** BEGIN **
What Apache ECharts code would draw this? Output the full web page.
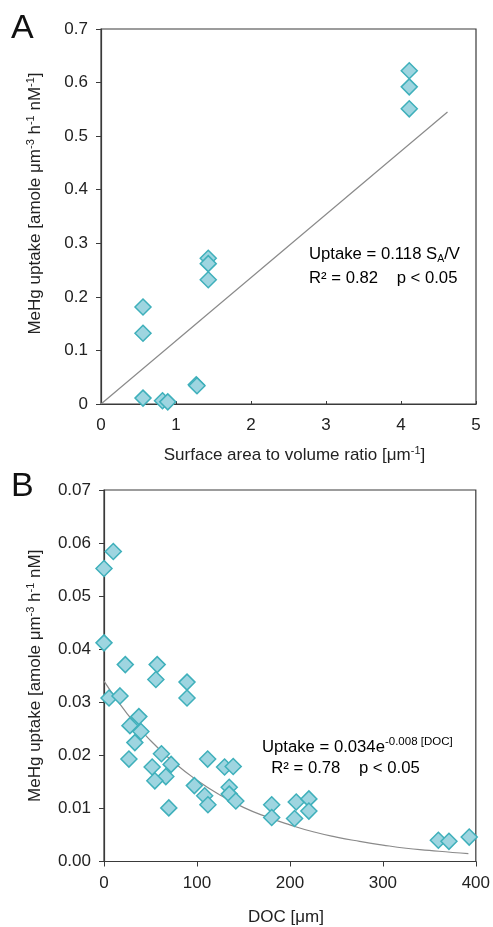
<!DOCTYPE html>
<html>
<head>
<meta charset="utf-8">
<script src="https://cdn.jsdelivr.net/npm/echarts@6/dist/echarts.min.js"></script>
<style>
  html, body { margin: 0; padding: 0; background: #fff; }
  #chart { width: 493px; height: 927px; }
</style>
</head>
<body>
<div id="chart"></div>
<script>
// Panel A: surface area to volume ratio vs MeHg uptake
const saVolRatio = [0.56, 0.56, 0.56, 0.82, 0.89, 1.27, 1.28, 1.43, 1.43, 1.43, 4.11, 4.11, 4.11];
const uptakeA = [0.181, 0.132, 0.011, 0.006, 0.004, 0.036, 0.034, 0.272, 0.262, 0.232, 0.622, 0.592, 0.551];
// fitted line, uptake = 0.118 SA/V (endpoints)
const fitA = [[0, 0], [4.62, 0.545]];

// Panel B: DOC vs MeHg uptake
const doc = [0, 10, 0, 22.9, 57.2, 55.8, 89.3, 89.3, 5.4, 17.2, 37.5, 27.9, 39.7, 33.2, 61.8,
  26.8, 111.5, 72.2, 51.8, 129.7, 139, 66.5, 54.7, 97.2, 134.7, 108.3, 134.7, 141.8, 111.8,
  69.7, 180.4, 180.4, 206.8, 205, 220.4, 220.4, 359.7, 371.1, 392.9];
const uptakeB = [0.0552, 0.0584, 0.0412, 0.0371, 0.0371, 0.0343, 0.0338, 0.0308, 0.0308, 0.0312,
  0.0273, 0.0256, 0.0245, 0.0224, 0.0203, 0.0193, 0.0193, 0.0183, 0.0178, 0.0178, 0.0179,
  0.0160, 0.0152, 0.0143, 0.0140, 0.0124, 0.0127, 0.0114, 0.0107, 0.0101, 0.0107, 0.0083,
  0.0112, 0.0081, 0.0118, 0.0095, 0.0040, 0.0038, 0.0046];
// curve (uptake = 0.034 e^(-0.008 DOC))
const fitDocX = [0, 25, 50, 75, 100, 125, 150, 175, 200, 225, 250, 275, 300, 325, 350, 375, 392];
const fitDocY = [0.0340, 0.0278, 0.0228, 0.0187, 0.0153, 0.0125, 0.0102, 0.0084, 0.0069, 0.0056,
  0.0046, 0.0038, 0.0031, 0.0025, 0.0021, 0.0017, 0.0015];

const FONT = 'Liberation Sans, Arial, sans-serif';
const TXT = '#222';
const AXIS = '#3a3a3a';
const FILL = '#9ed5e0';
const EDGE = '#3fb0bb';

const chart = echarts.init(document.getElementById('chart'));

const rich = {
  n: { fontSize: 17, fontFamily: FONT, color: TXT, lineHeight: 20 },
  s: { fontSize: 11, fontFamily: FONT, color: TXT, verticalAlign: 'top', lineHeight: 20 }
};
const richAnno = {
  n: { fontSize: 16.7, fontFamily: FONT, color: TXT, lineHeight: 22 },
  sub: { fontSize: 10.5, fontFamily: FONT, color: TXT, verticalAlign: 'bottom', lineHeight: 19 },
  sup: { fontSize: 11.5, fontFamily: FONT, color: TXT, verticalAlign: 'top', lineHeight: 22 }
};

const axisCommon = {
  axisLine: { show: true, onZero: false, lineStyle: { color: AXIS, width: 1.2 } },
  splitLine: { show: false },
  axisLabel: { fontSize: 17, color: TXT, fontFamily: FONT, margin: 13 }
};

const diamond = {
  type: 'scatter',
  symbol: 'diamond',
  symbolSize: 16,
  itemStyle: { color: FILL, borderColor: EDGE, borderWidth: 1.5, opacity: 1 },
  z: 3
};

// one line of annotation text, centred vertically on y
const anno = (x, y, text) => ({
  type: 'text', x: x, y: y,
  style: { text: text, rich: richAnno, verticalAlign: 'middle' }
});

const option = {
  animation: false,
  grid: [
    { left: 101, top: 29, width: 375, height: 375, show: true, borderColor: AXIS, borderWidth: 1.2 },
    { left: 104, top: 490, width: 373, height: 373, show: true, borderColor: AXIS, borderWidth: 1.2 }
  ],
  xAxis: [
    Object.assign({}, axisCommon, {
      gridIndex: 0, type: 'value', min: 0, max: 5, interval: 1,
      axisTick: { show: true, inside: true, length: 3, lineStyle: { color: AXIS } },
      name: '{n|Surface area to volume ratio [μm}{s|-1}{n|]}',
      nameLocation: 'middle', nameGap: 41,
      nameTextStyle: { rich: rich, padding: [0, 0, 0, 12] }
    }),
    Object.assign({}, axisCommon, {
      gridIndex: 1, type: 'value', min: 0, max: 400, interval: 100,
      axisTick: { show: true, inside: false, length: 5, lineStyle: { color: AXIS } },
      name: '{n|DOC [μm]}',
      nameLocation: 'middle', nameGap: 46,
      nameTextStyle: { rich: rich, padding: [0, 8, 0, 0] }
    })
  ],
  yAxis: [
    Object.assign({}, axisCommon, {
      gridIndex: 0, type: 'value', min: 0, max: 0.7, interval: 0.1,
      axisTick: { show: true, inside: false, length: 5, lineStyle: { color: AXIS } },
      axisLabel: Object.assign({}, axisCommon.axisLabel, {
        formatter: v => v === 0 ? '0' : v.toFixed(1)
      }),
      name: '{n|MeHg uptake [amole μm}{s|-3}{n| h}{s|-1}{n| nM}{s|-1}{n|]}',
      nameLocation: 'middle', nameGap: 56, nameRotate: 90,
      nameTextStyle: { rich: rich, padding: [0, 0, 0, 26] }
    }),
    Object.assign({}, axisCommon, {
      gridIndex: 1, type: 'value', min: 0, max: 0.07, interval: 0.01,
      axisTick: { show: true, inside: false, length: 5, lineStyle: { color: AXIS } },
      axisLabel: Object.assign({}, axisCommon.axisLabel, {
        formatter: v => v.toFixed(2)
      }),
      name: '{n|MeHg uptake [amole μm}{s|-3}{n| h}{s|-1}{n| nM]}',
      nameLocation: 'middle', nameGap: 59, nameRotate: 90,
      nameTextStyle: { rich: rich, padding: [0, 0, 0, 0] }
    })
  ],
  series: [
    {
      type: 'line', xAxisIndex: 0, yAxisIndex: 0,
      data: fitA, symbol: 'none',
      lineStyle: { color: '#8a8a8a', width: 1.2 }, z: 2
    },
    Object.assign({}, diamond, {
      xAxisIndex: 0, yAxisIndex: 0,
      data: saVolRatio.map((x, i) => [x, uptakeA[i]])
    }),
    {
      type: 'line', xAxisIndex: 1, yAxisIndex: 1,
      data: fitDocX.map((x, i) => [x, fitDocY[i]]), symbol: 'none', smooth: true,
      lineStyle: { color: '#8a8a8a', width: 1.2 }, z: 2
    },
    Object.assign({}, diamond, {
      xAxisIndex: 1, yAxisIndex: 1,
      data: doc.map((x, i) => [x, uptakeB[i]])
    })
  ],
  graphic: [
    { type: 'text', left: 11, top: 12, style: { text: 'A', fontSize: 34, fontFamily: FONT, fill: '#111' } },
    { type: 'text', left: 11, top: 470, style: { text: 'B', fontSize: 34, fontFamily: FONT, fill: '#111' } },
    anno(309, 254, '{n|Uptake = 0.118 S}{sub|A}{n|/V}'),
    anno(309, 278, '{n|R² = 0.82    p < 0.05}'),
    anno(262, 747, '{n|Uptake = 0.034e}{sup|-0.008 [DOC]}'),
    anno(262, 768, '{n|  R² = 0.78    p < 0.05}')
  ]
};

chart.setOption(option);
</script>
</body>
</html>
** END **
Transcribe all the lines above exactly, apart from the pictures.

What Apache ECharts code would draw this? Output the full web page.
<!DOCTYPE html>
<html>
<head>
<meta charset="utf-8">
<script src="https://cdn.jsdelivr.net/npm/echarts@6/dist/echarts.min.js"></script>
<style>
  html, body { margin: 0; padding: 0; background: #fff; }
  #chart { width: 493px; height: 927px; }
</style>
</head>
<body>
<div id="chart"></div>
<script>
// Panel A: surface area to volume ratio vs MeHg uptake
const saVolRatio = [0.56, 0.56, 0.56, 0.82, 0.89, 1.27, 1.28, 1.43, 1.43, 1.43, 4.11, 4.11, 4.11];
const uptakeA = [0.181, 0.132, 0.011, 0.006, 0.004, 0.036, 0.034, 0.272, 0.262, 0.232, 0.622, 0.592, 0.551];
// fitted line, uptake = 0.118 SA/V (endpoints)
const fitA = [[0, 0], [4.62, 0.545]];

// Panel B: DOC vs MeHg uptake
const doc = [0, 10, 0, 22.9, 57.2, 55.8, 89.3, 89.3, 5.4, 17.2, 37.5, 27.9, 39.7, 33.2, 61.8,
  26.8, 111.5, 72.2, 51.8, 129.7, 139, 66.5, 54.7, 97.2, 134.7, 108.3, 134.7, 141.8, 111.8,
  69.7, 180.4, 180.4, 206.8, 205, 220.4, 220.4, 359.7, 371.1, 392.9];
const uptakeB = [0.0552, 0.0584, 0.0412, 0.0371, 0.0371, 0.0343, 0.0338, 0.0308, 0.0308, 0.0312,
  0.0273, 0.0256, 0.0245, 0.0224, 0.0203, 0.0193, 0.0193, 0.0183, 0.0178, 0.0178, 0.0179,
  0.0160, 0.0152, 0.0143, 0.0140, 0.0124, 0.0127, 0.0114, 0.0107, 0.0101, 0.0107, 0.0083,
  0.0112, 0.0081, 0.0118, 0.0095, 0.0040, 0.0038, 0.0046];
// curve (uptake = 0.034 e^(-0.008 DOC))
const fitDocX = [0, 25, 50, 75, 100, 125, 150, 175, 200, 225, 250, 275, 300, 325, 350, 375, 392];
const fitDocY = [0.0340, 0.0278, 0.0228, 0.0187, 0.0153, 0.0125, 0.0102, 0.0084, 0.0069, 0.0056,
  0.0046, 0.0038, 0.0031, 0.0025, 0.0021, 0.0017, 0.0015];

const FONT = 'Liberation Sans, Arial, sans-serif';
const TXT = '#222';
const AXIS = '#3a3a3a';
const FILL = '#9ed5e0';
const EDGE = '#3fb0bb';

const chart = echarts.init(document.getElementById('chart'));

const rich = {
  n: { fontSize: 17, fontFamily: FONT, color: TXT, lineHeight: 20 },
  s: { fontSize: 11, fontFamily: FONT, color: TXT, verticalAlign: 'top', lineHeight: 20 }
};
const richAnno = {
  n: { fontSize: 16.7, fontFamily: FONT, color: TXT, lineHeight: 22 },
  sub: { fontSize: 10.5, fontFamily: FONT, color: TXT, verticalAlign: 'bottom', lineHeight: 19 },
  sup: { fontSize: 11.5, fontFamily: FONT, color: TXT, verticalAlign: 'top', lineHeight: 22 }
};

const axisCommon = {
  axisLine: { show: true, onZero: false, lineStyle: { color: AXIS, width: 1.2 } },
  splitLine: { show: false },
  axisLabel: { fontSize: 17, color: TXT, fontFamily: FONT, margin: 13 }
};

const diamond = {
  type: 'scatter',
  symbol: 'diamond',
  symbolSize: 16,
  itemStyle: { color: FILL, borderColor: EDGE, borderWidth: 1.5, opacity: 1 },
  z: 3
};

// one line of annotation text, centred vertically on y
const anno = (x, y, text) => ({
  type: 'text', x: x, y: y,
  style: { text: text, rich: richAnno, verticalAlign: 'middle' }
});

const option = {
  animation: false,
  grid: [
    { left: 101, top: 29, width: 375, height: 375, show: true, borderColor: AXIS, borderWidth: 1.2 },
    { left: 104, top: 490, width: 373, height: 373, show: true, borderColor: AXIS, borderWidth: 1.2 }
  ],
  xAxis: [
    Object.assign({}, axisCommon, {
      gridIndex: 0, type: 'value', min: 0, max: 5, interval: 1,
      axisTick: { show: true, inside: true, length: 3, lineStyle: { color: AXIS } },
      name: '{n|Surface area to volume ratio [μm}{s|-1}{n|]}',
      nameLocation: 'middle', nameGap: 41,
      nameTextStyle: { rich: rich, padding: [0, 0, 0, 12] }
    }),
    Object.assign({}, axisCommon, {
      gridIndex: 1, type: 'value', min: 0, max: 400, interval: 100,
      axisTick: { show: true, inside: false, length: 5, lineStyle: { color: AXIS } },
      name: '{n|DOC [μm]}',
      nameLocation: 'middle', nameGap: 46,
      nameTextStyle: { rich: rich, padding: [0, 8, 0, 0] }
    })
  ],
  yAxis: [
    Object.assign({}, axisCommon, {
      gridIndex: 0, type: 'value', min: 0, max: 0.7, interval: 0.1,
      axisTick: { show: true, inside: false, length: 5, lineStyle: { color: AXIS } },
      axisLabel: Object.assign({}, axisCommon.axisLabel, {
        formatter: v => v === 0 ? '0' : v.toFixed(1)
      }),
      name: '{n|MeHg uptake [amole μm}{s|-3}{n| h}{s|-1}{n| nM}{s|-1}{n|]}',
      nameLocation: 'middle', nameGap: 56, nameRotate: 90,
      nameTextStyle: { rich: rich, padding: [0, 0, 0, 26] }
    }),
    Object.assign({}, axisCommon, {
      gridIndex: 1, type: 'value', min: 0, max: 0.07, interval: 0.01,
      axisTick: { show: true, inside: false, length: 5, lineStyle: { color: AXIS } },
      axisLabel: Object.assign({}, axisCommon.axisLabel, {
        formatter: v => v.toFixed(2)
      }),
      name: '{n|MeHg uptake [amole μm}{s|-3}{n| h}{s|-1}{n| nM]}',
      nameLocation: 'middle', nameGap: 59, nameRotate: 90,
      nameTextStyle: { rich: rich, padding: [0, 0, 0, 0] }
    })
  ],
  series: [
    {
      type: 'line', xAxisIndex: 0, yAxisIndex: 0,
      data: fitA, symbol: 'none',
      lineStyle: { color: '#8a8a8a', width: 1.2 }, z: 2
    },
    Object.assign({}, diamond, {
      xAxisIndex: 0, yAxisIndex: 0,
      data: saVolRatio.map((x, i) => [x, uptakeA[i]])
    }),
    {
      type: 'line', xAxisIndex: 1, yAxisIndex: 1,
      data: fitDocX.map((x, i) => [x, fitDocY[i]]), symbol: 'none', smooth: true,
      lineStyle: { color: '#8a8a8a', width: 1.2 }, z: 2
    },
    Object.assign({}, diamond, {
      xAxisIndex: 1, yAxisIndex: 1,
      data: doc.map((x, i) => [x, uptakeB[i]])
    })
  ],
  graphic: [
    { type: 'text', left: 11, top: 12, style: { text: 'A', fontSize: 34, fontFamily: FONT, fill: '#111' } },
    { type: 'text', left: 11, top: 470, style: { text: 'B', fontSize: 34, fontFamily: FONT, fill: '#111' } },
    anno(309, 254, '{n|Uptake = 0.118 S}{sub|A}{n|/V}'),
    anno(309, 278, '{n|R² = 0.82    p < 0.05}'),
    anno(262, 747, '{n|Uptake = 0.034e}{sup|-0.008 [DOC]}'),
    anno(262, 768, '{n|  R² = 0.78    p < 0.05}')
  ]
};

chart.setOption(option);
</script>
</body>
</html>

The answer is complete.